Basically what I am saying is, try these out to get comfortably out of your comfort zone ;)

Ingredients
2 cups sifted Carthage Mill’s soft red wheat flour
1 teaspoon baking soda
2 Tbsp ground cardamon
2 tsp saffron
⅔ cup grassfed butter
1 teaspoon vanilla extract
1 ½ cups coconut sugar, finely ground
3 pasture raised eggs
1 cup grassfed milk
12 Tbsp lemon juice

Icing
16 ounces organic cream cheese
1/4 cup Homestead Heritage maple syrup
12 Tbsp grassfed butter
1 tsp vanilla extract

Directions
Preheat oven to 350 degrees F and line cupcake pans with liners.
Sift together the flour, baking soda, cardamon, then mix in the saffron, set aside.
Next in a food processor, process butter until it creates a cream then add and mix in coconut sugar.
After butter and sugar are well combined, add in vanilla, eggs, milk and lemon juice. Mix until smooth.
Last add in the flour mixture and combine until lumps disappear, careful not to over process.
Pour in the cup cake mixture and bake until cupcakes bounce back when touched, about 30 minutes.
Slightly in center is ok!
Pull out and cool completely.

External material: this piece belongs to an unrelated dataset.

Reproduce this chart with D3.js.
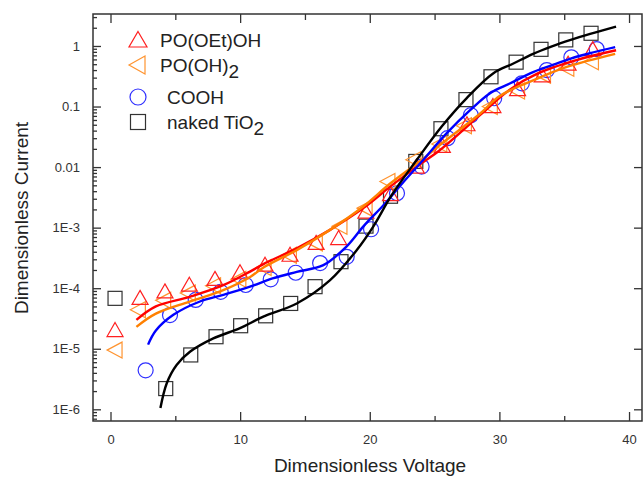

While cooling make icing.

Icing
Place all ingredients for icing inside a food processor or electric mixer.
Pulse (or mix if using mixer) ingredients until icing is smooth- careful not to over process.
Icing is easiest to spread at room temperature.

When cupcakes are cooled and icing is complete, top with a generous amount of icing and enjoy!